働き方改革なるものが普及してきて、以前よりは休みやすくなっていますから。(一部の勤務場所を除く。)

 

 

夏季休暇の際には、1週間という隊員が多いですが、海外旅行や遠隔地への帰省者は少し長くなる場合もあります。

海外旅行、行けないことはありません。

 

行かせない雰囲気がある部隊があるかもしれません。

ですが、お盆の時期や年末年始の時期は、世間的にもまとまったお休みを取りますから、自衛隊と言えども海外渡航も十分に可能です。

 

いえ、行く人もそれなりにいます。(謹んで訂正の上、お詫びいたします。)

私もワシントンDCに行ったくらいですからね。

 

ただし、統幕(統合幕僚監部)や各幕(陸幕、海幕、空幕)などは以前に比べれば休めるようになってきていますが、部隊に比べれば休暇の消化は結構大変。

 

そのうえで、部隊が国際貢献活動などで海外に派遣される場合は、それに備えた訓練や準備で休暇は取れません。

ここが民間との最大の違い、かな。

 

ちなみにね、長期休暇期間中の行動計画の作成は必須です。

休暇中、事態が生起し、隊員を招集する場合、A3曹は別府の温泉か、B曹長は恐山か・・・といった具合に、所在地を確認することで、どのくらいで隊員が集合完了できるか・・・など、事後の行動見積もりの資料にもなります。

 

株式会社自衛隊、福利厚生が充実している分、お仕事に求められる覚悟(命を顧みず任務を遂行する)や制約も厳しくなっています。

 

 

行けないようで行けちゃう海外旅行。

そこで役立つアライアンスのステータス。

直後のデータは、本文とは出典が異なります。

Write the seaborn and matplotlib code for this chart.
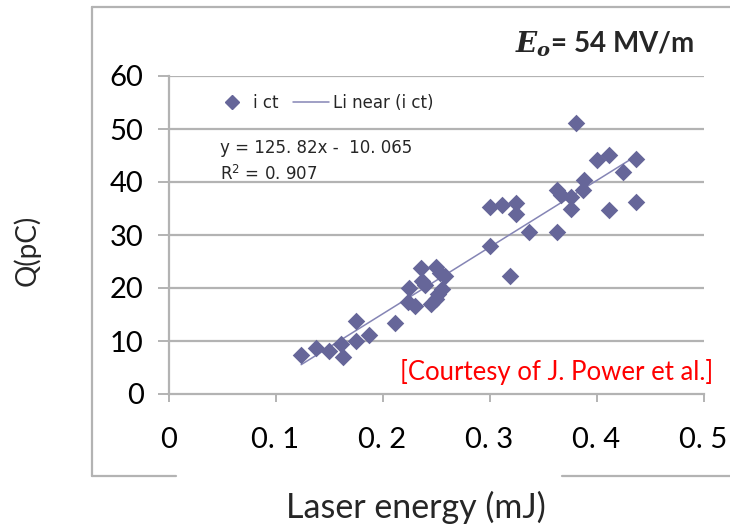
import matplotlib
matplotlib.use("Agg")
import matplotlib.pyplot as plt
from matplotlib.lines import Line2D
import seaborn as sns
import numpy as np
import pandas as pd

# ---- data ----
energy = [0.124, 0.138, 0.150, 0.161, 0.163, 0.175, 0.175, 0.187, 0.212,
          0.224, 0.225, 0.230, 0.236, 0.237, 0.240, 0.245, 0.250, 0.250, 0.252, 0.254, 0.256, 0.258,
          0.300, 0.300, 0.312, 0.319, 0.325, 0.325, 0.337, 0.363, 0.363, 0.367, 0.376, 0.376,
          0.381, 0.387, 0.388, 0.400, 0.412, 0.412, 0.425, 0.437, 0.437]
charge = [7.4, 8.6, 8.1, 9.4, 6.9, 13.7, 10.0, 11.2, 13.4,
          17.4, 20.0, 16.6, 23.8, 21.3, 20.5, 17.0, 18.0, 23.9, 18.8, 22.8, 19.9, 22.3,
          28.0, 35.2, 35.6, 22.3, 36.1, 34.0, 30.5, 30.5, 38.5, 37.5, 37.2, 35.0,
          51.2, 38.5, 40.4, 44.2, 45.1, 34.7, 41.8, 44.3, 36.2]
slope = 125.82
intercept = -10.065
r_squared = 0.907
x_ticks = [0, 0.1, 0.2, 0.3, 0.4, 0.5]
x_tick_labels = ["0", "0. 1", "0. 2", "0. 3", "0. 4", "0. 5"]
y_ticks = [0, 10, 20, 30, 40, 50, 60]
y_tick_labels = ["0", "10", "20", "30", "40", "50", "60"]

df = pd.DataFrame({"energy": energy, "charge": charge})
xfit = np.array([min(energy), max(energy)])
fit_df = pd.DataFrame({"energy": xfit, "charge": slope * xfit + intercept})

# ---- style ----
sns.set_theme(style="white")
plt.rcParams["font.family"] = ["Lato", "DejaVu Sans"]
plt.rcParams["mathtext.fontset"] = "custom"
plt.rcParams["mathtext.it"] = "DejaVu Serif:italic:bold"
plt.rcParams["mathtext.rm"] = "DejaVu Serif:bold"

W, H = 730, 527
fig = plt.figure(figsize=(W / 100, H / 100), dpi=100)
fig.patch.set_facecolor("white")

def fx(px):
    return px / W

def fy(py):
    return 1 - py / H

ax = fig.add_axes([fx(168.5), fy(394), fx(703.5) - fx(168.5), fy(76) - fy(394)])
ax.set_facecolor("white")

mark_col = "#666699"
line_col = "#8585b5"
grid_col = "#b3b3b3"

# gridlines
for yv in y_ticks[1:]:
    ax.axhline(yv, color=grid_col, lw=1.6, zorder=0)

sns.lineplot(data=fit_df, x="energy", y="charge", ax=ax, color=line_col, lw=1.1, zorder=2)
sns.scatterplot(data=df, x="energy", y="charge", ax=ax, marker="D", s=80,
                color=mark_col, edgecolor=mark_col, linewidth=0, zorder=3)

ax.set_xlim(0, 0.5)
ax.set_ylim(0, 60)
ax.set_xticks(x_ticks)
ax.set_xticklabels(x_tick_labels, fontsize=21)
ax.set_yticks(y_ticks)
ax.set_yticklabels(y_tick_labels, fontsize=21)
ax.set_xlabel("")
ax.set_ylabel("")
for s in ["top", "right"]:
    ax.spines[s].set_visible(False)
for s in ["left", "bottom"]:
    ax.spines[s].set_color(grid_col)
    ax.spines[s].set_linewidth(1.6)
ax.tick_params(axis="both", direction="out", width=1.4, color=grid_col,
               labelcolor="black", left=True, bottom=True)
ax.tick_params(axis="y", length=8, pad=10)
ax.tick_params(axis="x", length=5.5, pad=18)

# legend (two parts, like the spreadsheet legend)
leg_y = fy(103)
leg1 = fig.legend([Line2D([], [], marker="D", color=mark_col, ls="none", markersize=7)],
                  ["i ct"], loc="center left", bbox_to_anchor=(fx(223.5), leg_y),
                  bbox_transform=fig.transFigure, frameon=False, handlelength=1.0,
                  handletextpad=0.75, borderpad=0, borderaxespad=0,
                  prop={"family": ["DejaVu Sans"], "size": 12})
leg2 = fig.legend([Line2D([], [], color=line_col, lw=1.1)],
                  ["Li near (i ct)"], loc="center left", bbox_to_anchor=(fx(293), leg_y),
                  bbox_transform=fig.transFigure, frameon=False, handlelength=2.15,
                  handletextpad=0.25, borderpad=0, borderaxespad=0,
                  prop={"family": ["DejaVu Sans"], "size": 12})

# equation
fig.text(fx(220), fy(148), "y = 125. 82x -  10. 065", fontsize=12, family="DejaVu Sans",
         va="center", ha="left")
fig.text(fx(220), fy(174), r"R$^{\mathsf{2}}$ = 0. 907", fontsize=12, family="DejaVu Sans",
         va="center", ha="left")

# title
fig.text(fx(694), fy(44), r"$\mathit{E_o}$= 54 MV/m", fontsize=20, fontweight="bold",
         ha="right", va="center")

# courtesy
fig.text(fx(713), fy(372), "[Courtesy of J. Power et al.]", fontsize=18.5, color="red",
         ha="right", va="center")

# axis labels
fig.text(fx(27), fy(250), "Q(pC)", fontsize=20, rotation=90, ha="center", va="center")
fig.text(fx(416), fy(507), "Laser energy (mJ)", fontsize=24.5, ha="center", va="center")

# outer frame
frame_col = "#b3b3b3"
fig.add_artist(Line2D([fx(92), fx(92)], [fy(7), fy(476)], color=frame_col, lw=1.6))
fig.add_artist(Line2D([fx(92), fx(730)], [fy(7), fy(7)], color=frame_col, lw=1.6))
fig.add_artist(Line2D([fx(92), fx(176)], [fy(476), fy(476)], color=frame_col, lw=1.6))
fig.add_artist(Line2D([fx(562), fx(730)], [fy(476), fy(476)], color=frame_col, lw=1.6))

fig.savefig("out.png", dpi=100)
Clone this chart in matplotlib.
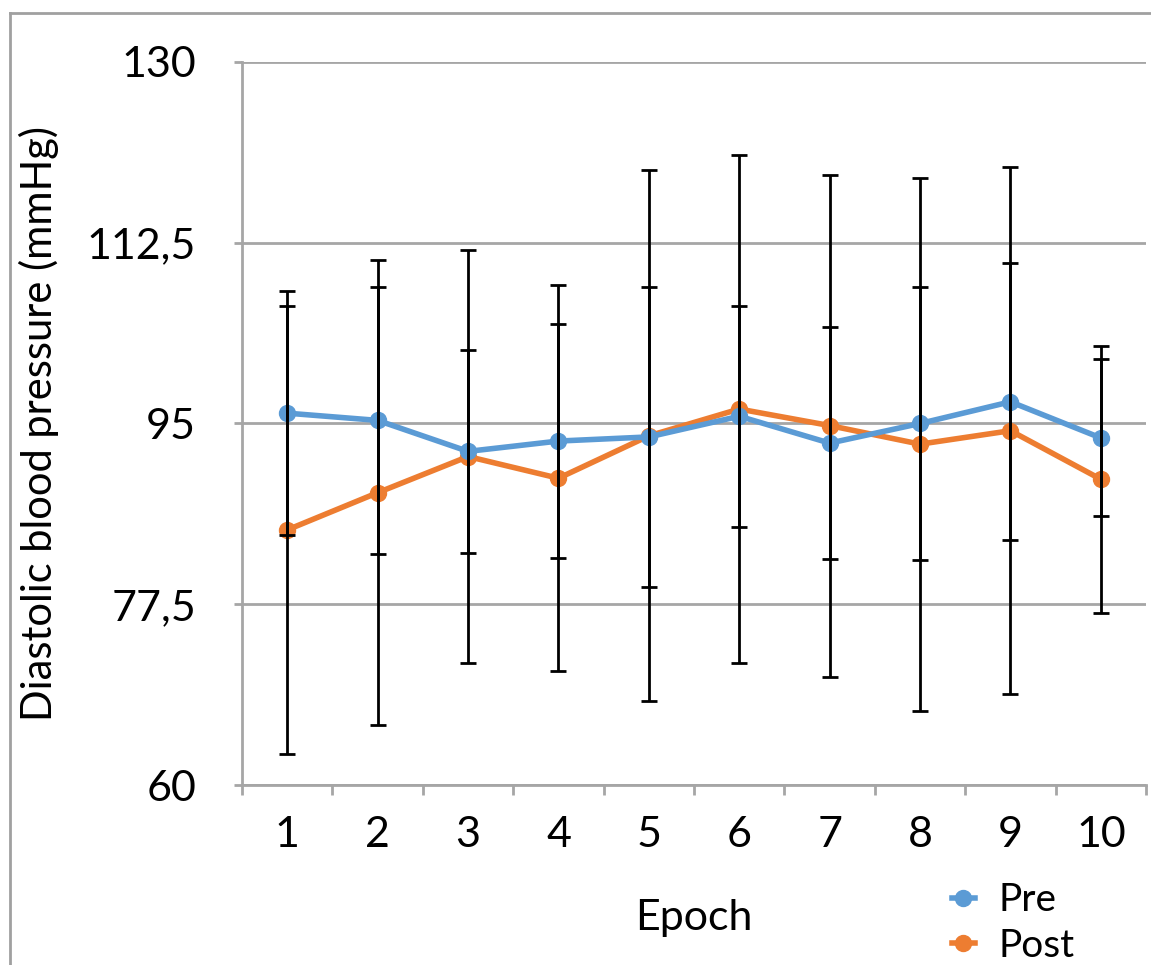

(ANAやJALの上級マイレージ会員)

そのうち書きます。

この場所は、ワシントンDCのユニオンステーション。

 

 

海自横須賀基地へ行ったことある方。

これはご存じでしょ?

知らない人は、再度行くように。(笑)

 

某護衛艦。

艦番は183です。(分かったあなたは海自マニアに認定します。)

 

白旗に、赤い桜が2つ。

海将補が座乗していることをします旗。

この場合は、第1護衛隊群司令ですね。

 

艦艇公開し時に、こうしたところにも着目してみてください。

桜が1つは代将旗といいまして、海軍少将の座乗を表しますが、海自の場合は1佐(一)になります。

 

 

今日は午後から休暇です。

休めますよ、配置によっては。(民間企業の休みやすさ、休み難さと同じです。)

しかし、自衛隊、中央省庁の方が民間よりはるかにブラック。